Cleveland State in 1986 and UT-Chattanooga in '97 are the only No. 14 seeds to reach the regional semifinals, and it's never been done by a No. 15 or 16 seed.
And it's all of no consequence to Tennessee coach Bruce Pearl.
"I have no idea what seed they are. It doesn't matter what seed they are," said Pearl, who has advanced to the second weekend of the NCAAs twice in the previous three years. "They're the MAC champions and they're standing in our way of advancing to the Sweet Sixteen. They don't care if it's Tennessee or the SEC. They know we have one shot at a bright shining moment and doing something very special for that school.

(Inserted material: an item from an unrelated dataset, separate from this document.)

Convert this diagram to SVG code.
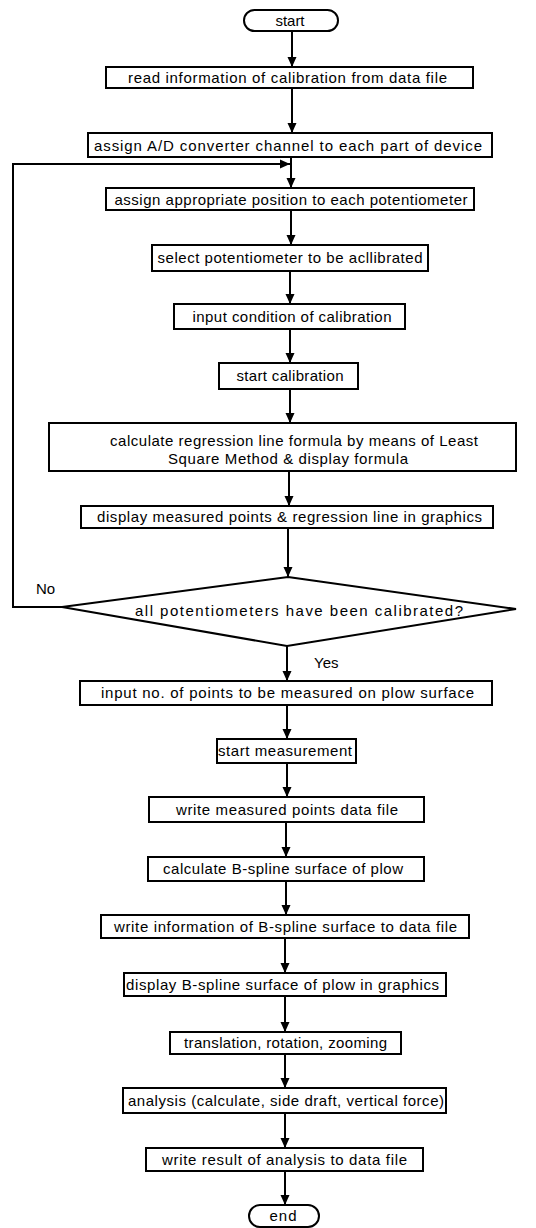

"I think if you asked our guys, they won't know what seed Ohio is. But they can tell you they beat Georgetown last night by double digits. And they can tell you how many points their kids had. And how many points their team scored and what they're capable of."
Here are the numbers Pearl does care about: Ohio point guard D.J. Cooper is a 5-foot-11, 165-pound freshman who led the MAC in minutes played and steals and assists per game. After watching 20 minutes of tape Friday morning, Pearl turned to his staff and said, "Who is this kid? Where is he from? And why didn't we know about him?"
"It didn't take long at all for our guys to have their eyes completely wide opened," Pearl said. "The teams that are left have all been through the grind of a regular season. They've all gone on the road, had their backs up against the wall, won games they weren't supposed to win, developed some toughness and chemistry.
"Do you understand that these kids don't want to stop playing? They desperately want this thing to continue. And so they do things that maybe they've not done before," Pearl said. "And sometimes it brings out the best in you."